Resuelta en luna

Maxi Olariaga MAXIMALIA

BARBANZA

matalobos

02 sep 2018 . Actualizado a las 05:00 h.

De mi amado Miguel Hernández, poeta: «Una mujer morena/ resuelta en luna/ se derrama hilo a hilo/ sobre la cuna». Son versos dedicados a su esposa, Josefina Manresa, a quien, mientras él esperaba la muerte en la cárcel de Alicante, imaginaba cantando una nana a su hijo recién nacido. Nanas de la cebolla, las tituló Miguel porque ella le había hecho llegar a la prisión la voz oscura de que solo se alimentaban con pan y cebolla. He aquí la tragedia de la maternidad truncada porque no solo con amor, caricias y canciones salva la mujer la carne de su carne, la piel de su piel. Es una situación de equilibrio inestable en la cuerda floja sobre la que se suspende una vida que son dos.

La madre y el hijo, la ola y la espuma de nácar que la adorna. En esta aventura de la maternidad el macho ha llegado, hilando caminos envenenados por la ira de la sinrazón, a conclusiones espurias e injustas de cómo debe ser tratada su esclava, su garantía de consuelo. La historia, en su devenir galopando sobre el horripilante caballo de la guerra, la muerte, el hambre y la peste, se ha dejado manosear por la mano del hombre guerrero, infiel, traidor, héroe, cobarde y orgullosamente tirano, déspota y amo. Con mano firme, empuñando su látigo armado con piel de dragón, el macho flagela a las mujeres y apenas les permite alzar su mirada o sus manos, salvo que sea para satisfacer sus deseos.

Pero los siglos, los años, los días y las horas, a pesar de su apariencia efímera y frágil, son largas muy largas y, lágrima a lágrima, han levantado sobre la montaña azul de la dignidad una fortaleza inexpugnable para la cobardía de los estúpidos que se pavonean en las aceras, en las columnas de prensa, en los basureros de la televisión y en las terrazas de las cafeterías del siglo XXI. Así fue como en el alba de estos días la pluma de Rosalía incendió un primer fuego ajeno a la obediencia: «Era delor i era cólera,/ era medo i aversión,/(...) Máis val morrer de friaxen/ que quentarse á súa fogueira». Fue el primer aviso, el primer alarido de la trompeta apocalíptica que anunciaba la revolución. Los imbéciles no la escucharon. Quisieron creer que era el estruendo de un rayo lejano que se precipitaba en un baldío. Luz Pozo lanzó un segundo venablo de oro: «Asomeime ao brocal dun espello sublime/ e cegáronme as ondas do coñecemento».

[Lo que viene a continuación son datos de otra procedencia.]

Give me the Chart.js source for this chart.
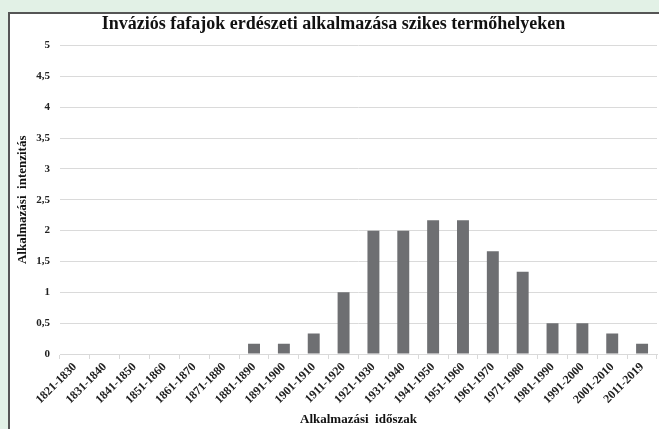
<!DOCTYPE html>
<html>
<head>
<meta charset="utf-8">
<script src="https://cdn.jsdelivr.net/npm/chart.js@4.4.1/dist/chart.umd.min.js"></script>
<style>
  html, body { margin: 0; padding: 0; }
  body { width: 659px; height: 429px; background: #e2f1e6; overflow: hidden; position: relative; }
  #frame {
    position: absolute; left: 8px; top: 12px; width: 660px; height: 430px;
    background: #ffffff; border-left: 2px solid #555; border-top: 2px solid #555;
  }
  #wrap { position: absolute; left: 0; top: 0; width: 649px; height: 415px; }
</style>
</head>
<body>
<div id="frame"><div id="wrap"><canvas id="chart"></canvas></div></div>
<script>
// Categories and values
const periods = ['1821-1830', '1831-1840', '1841-1850', '1851-1860', '1861-1870', '1871-1880',
    '1881-1890', '1891-1900', '1901-1910', '1911-1920', '1921-1930', '1931-1940', '1941-1950',
    '1951-1960', '1961-1970', '1971-1980', '1981-1990', '1991-2000', '2001-2010', '2011-2019'];
const intensity = [0, 0, 0, 0, 0, 0, 0.167, 0.167, 0.333, 1, 2, 2, 2.167, 2.167, 1.667, 1.333,
    0.5, 0.5, 0.333, 0.167];

const serif = '"Liberation Serif", "Times New Roman", serif';

const ctx = document.getElementById('chart').getContext('2d');
new Chart(ctx, {
    type: 'bar',
    data: {
        labels: periods,
        datasets: [{
            data: intensity,
            backgroundColor: '#6e6f72',
            barPercentage: 0.4,
            categoryPercentage: 1.0
        }]
    },
    options: {
        responsive: true,
        maintainAspectRatio: false,
        animation: false,
        layout: { padding: { left: 0, right: 2, top: 0, bottom: 0 } },
        plugins: {
            legend: { display: false },
            tooltip: { enabled: false },
            title: {
                display: true,
                text: 'Inváziós fafajok erdészeti alkalmazása szikes termőhelyeken',
                color: '#111',
                font: { family: serif, size: 18, weight: 'bold' },
                padding: { top: 0, bottom: 10 }
            }
        },
        scales: {
            x: {
                grid: {
                    drawOnChartArea: false,
                    drawTicks: true,
                    tickLength: 5,
                    color: '#d9d9d9'
                },
                border: { color: '#d9d9d9' },
                ticks: {
                    minRotation: 45,
                    maxRotation: 45,
                    autoSkip: false,
                    color: '#222',
                    padding: 1,
                    font: { family: serif, size: 12, weight: 'bold' }
                },
                title: {
                    display: true,
                    text: 'Alkalmazási  időszak',
                    color: '#111',
                    font: { family: serif, size: 13, weight: 'bold' },
                    padding: { top: 0, bottom: 2 }
                },
                afterFit: (scale) => { scale.height = 75; }
            },
            y: {
                min: 0,
                max: 5,
                grid: { drawTicks: false, color: '#dadada' },
                border: { display: false },
                ticks: {
                    stepSize: 0.5,
                    color: '#222',
                    padding: 10,
                    font: { family: serif, size: 11, weight: 'bold' },
                    callback: (v) => String(v).replace('.', ',')
                },
                title: {
                    display: true,
                    text: 'Alkalmazási  intenzitás',
                    color: '#111',
                    font: { family: serif, size: 13, weight: 'bold' },
                    padding: { top: 5, bottom: 0 }
                },
                afterFit: (scale) => { scale.width = 50; }
            }
        }
    }
});
</script>
</body>
</html>
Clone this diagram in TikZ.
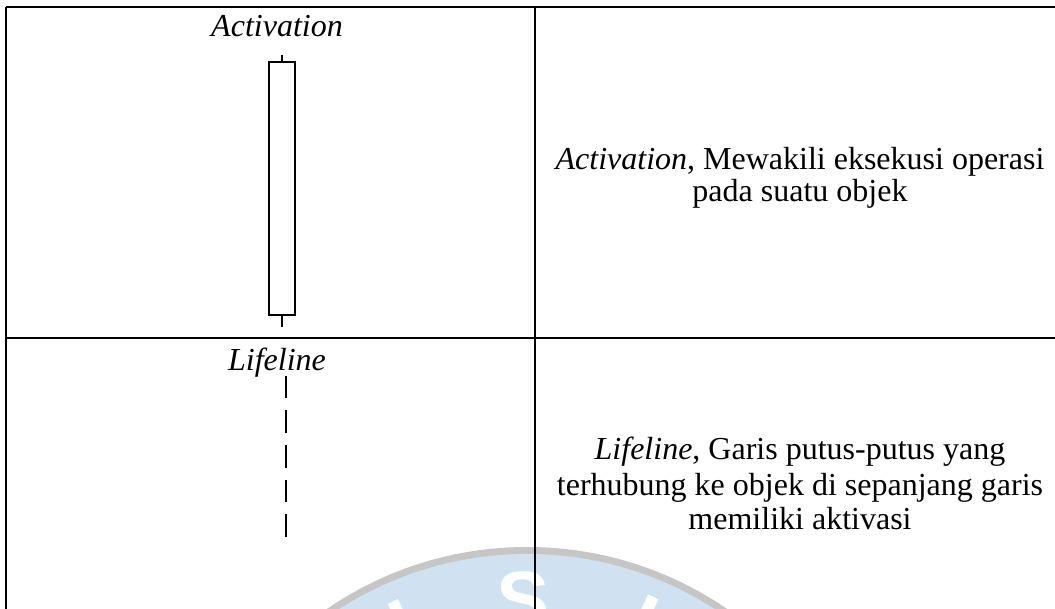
\documentclass[tikz,border=0pt]{standalone}
\usepackage{fontspec}
\setmainfont{Liberation Serif}
\newfontfamily\wmfont{Liberation Sans}
\definecolor{wmblue}{RGB}{208,225,242}
\definecolor{wmgray}{RGB}{198,198,198}
\begin{document}
\begin{tikzpicture}[x=1pt,y=-1pt,
  tline/.style={line width=1.7pt, black},
  shapeline/.style={line width=1.4pt, black},
  actbox/.style={draw, line width=1.4pt, minimum width=26pt, minimum height=253pt, inner sep=0pt, fill=white},
  lifedash/.style={line width=1.9pt, dash pattern=on 22.5pt off 12pt},
  lbl/.style={font=\fontsize{32}{36}\selectfont\itshape, inner sep=0pt, anchor=base},
  desc/.style={font=\fontsize{32}{36}\selectfont, inner sep=0pt, anchor=base},
  wmletter/.style={font=\wmfont\bfseries\fontsize{80}{80}\selectfont, text=white, inner sep=0pt, anchor=base}]
\useasboundingbox (0,0) rectangle (1055,609);
% watermark
\begin{scope}
  \clip (0,0) rectangle (1055,609);
  \fill[wmgray] (527,901) circle (354);
  \fill[wmblue] (527,901) circle (347);
  \node[wmletter, rotate=25] (wmA) at (417,652) {I};
  \node[wmletter] (wmB) at (523,627) {S};
  \node[wmletter, rotate=-25] (wmC) at (631,647) {I};
\end{scope}
% table rules
\draw[tline] (6,7) -- (1055,7);
\draw[tline] (6,338) -- (1055,338);
\draw[tline] (6,7) -- (6,609);
\draw[tline] (535,7) -- (535,609);
% row 1, left
\node[lbl] (actlabel) at (277,37) {Activation};
\node[actbox] (act) at (282,188.5) {};
\coordinate (acttop) at (282,55);
\coordinate (actbot) at (282,327);
\draw[shapeline] (act.north) -- (acttop);
\draw[shapeline] (act.south) -- (actbot);
% row 1, right
\node[desc] (actd1) at (800,170) {\textit{Activation}, Mewakili eksekusi operasi};
\node[desc] (actd2) at (800,202) {pada suatu objek};
% row 2, left
\node[lbl] (lifelabel) at (277,371) {Lifeline};
\coordinate (lifetop) at (286,376);
\coordinate (lifebot) at (286,537);
\draw[lifedash] (lifetop) -- (lifebot);
% row 2, right
\node[desc] (lifed1) at (800,460) {\textit{Lifeline}, Garis putus-putus yang};
\node[desc] (lifed2) at (800,495) {terhubung ke objek di sepanjang garis};
\node[desc] (lifed3) at (800,529) {memiliki aktivasi};
\end{tikzpicture}
\end{document}
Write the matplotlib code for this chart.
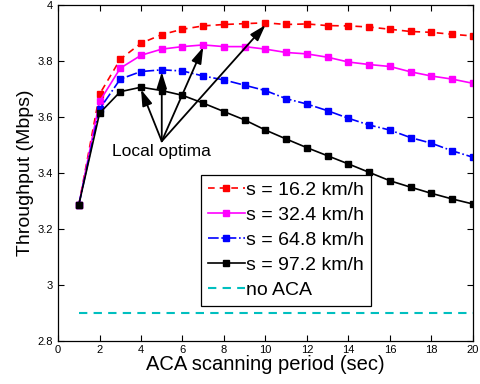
import numpy as np
import matplotlib
matplotlib.use("Agg")
import matplotlib.pyplot as plt

plt.rcParams['font.family'] = ['Liberation Sans', 'DejaVu Sans']

period = list(range(1, 21))

tp_16 = [3.285, 3.68, 3.805, 3.862, 3.893, 3.912, 3.924, 3.929, 3.932, 3.935,
         3.929, 3.931, 3.925, 3.924, 3.920, 3.912, 3.904, 3.901, 3.894, 3.888]
tp_32 = [3.285, 3.654, 3.773, 3.819, 3.841, 3.850, 3.856, 3.850, 3.850, 3.841,
         3.829, 3.824, 3.812, 3.795, 3.786, 3.779, 3.760, 3.745, 3.734, 3.719]
tp_64 = [3.285, 3.627, 3.734, 3.761, 3.767, 3.763, 3.745, 3.731, 3.712, 3.693,
         3.664, 3.645, 3.621, 3.594, 3.570, 3.552, 3.525, 3.505, 3.478, 3.455]
tp_97 = [3.285, 3.612, 3.689, 3.705, 3.693, 3.676, 3.648, 3.618, 3.588, 3.552,
         3.520, 3.489, 3.460, 3.431, 3.401, 3.371, 3.348, 3.326, 3.306, 3.288]
no_aca = [2.9] * 20

labels = ["s = 16.2 km/h", "s = 32.4 km/h", "s = 64.8 km/h", "s = 97.2 km/h", "no ACA"]

# peaks pointed at by the arrows (x index, series)
optima = [(4, tp_97), (5, tp_64), (7, tp_32), (10, tp_16)]

fig = plt.figure(figsize=(4.8, 3.84), dpi=100)
ax = fig.add_axes([0.121, 0.113, 0.864, 0.875])

ax.plot(period, tp_16, color="red", ls="--", marker="s", ms=3.8, lw=1.2, dashes=(4, 3), label=labels[0])
ax.plot(period, tp_32, color="magenta", ls="-", marker="s", ms=3.8, lw=1.2, label=labels[1])
ax.plot(period, tp_64, color="blue", ls="-.", marker="s", ms=3.8, lw=1.2, label=labels[2])
ax.plot(period, tp_97, color="black", ls="-", marker="s", ms=3.8, lw=1.2, label=labels[3])
ax.plot(period, no_aca, color="#00bfbf", ls="--", lw=1.5, dashes=(4, 3), label=labels[4])

for x, series in optima:
    ax.annotate("", xy=(x, series[x - 1] - 0.008), xytext=(5.0, 3.512),
                arrowprops=dict(arrowstyle="-|>,head_length=0.7,head_width=0.22",
                                color="black", lw=1.3,
                                mutation_scale=14, shrinkA=0, shrinkB=0))
ax.text(5.0, 3.502, "Local optima", ha="center", va="top", fontsize=12.5)

ax.set_xlim(0, 20)
ax.set_ylim(2.8, 4.0)
ax.set_xticks(range(0, 21, 2))
ax.set_yticks(np.arange(2.8, 4.01, 0.2))
ax.set_yticklabels(["2.8", "3", "3.2", "3.4", "3.6", "3.8", "4"])
ax.tick_params(direction="in", top=True, right=True, labelsize=8, length=4, width=0.8)
for s in ax.spines.values():
    s.set_linewidth(0.9)

ax.set_xlabel("ACA scanning period (sec)", fontsize=14.5, labelpad=0)
ax.set_ylabel("Throughput (Mbps)", fontsize=14, labelpad=3)

leg = ax.legend(loc="lower left", bbox_to_anchor=(0.345, 0.103), fontsize=14,
                frameon=True, fancybox=False, edgecolor="black", framealpha=1,
                handlelength=1.9, handletextpad=0.05, borderpad=0.35, labelspacing=0.38,
                borderaxespad=0)
leg.get_frame().set_linewidth(0.9)

fig.savefig("out.png", dpi=100)
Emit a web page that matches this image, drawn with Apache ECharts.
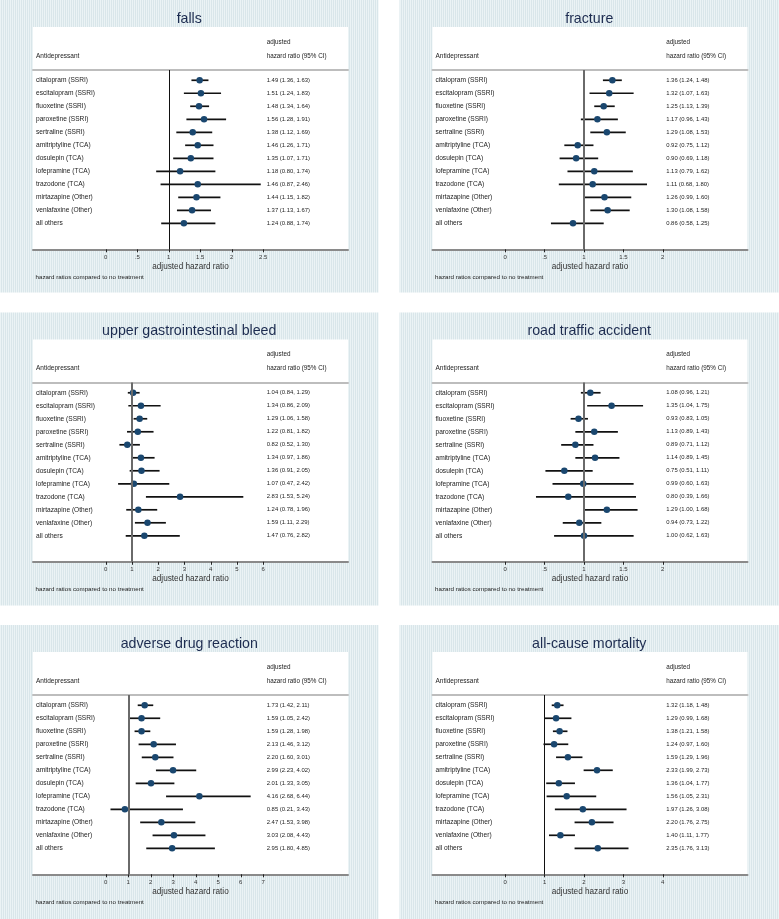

Los machos siguieron sordos devorando a sus víctimas impunemente. Ana Romaní esgrimió un martillo de plata. Ellos la miraban riéndose. Sobre las tejas de la prisión abandonada, con clavos de oro, dejó escrito: «Finada a lúa e as albas/ serás outra derrota,/ desamada». Los necios comenzaron entonces a hundirse en las arenas movedizas que conformaban la esfera del reloj de los días. Sus pesadas y presuntuosas armaduras les impidieron salir a flote. Y, poco a poco, en una última ojeada al cielo negro de su agonía comprendieron que la esclava era la belleza de sus escombros, la ternura de sus ruinas y la alegría del caos al que les había conducido su loca soberbia, la fatuidad de su conquista. En un inútil resplandor de lucidez, vislumbraron que tras la mujer resuelta en luna anunciada tiempo atrás por el poeta, la mujer, un ser humano, había sobrevivido a la muerte decretada por su brutal ignorancia.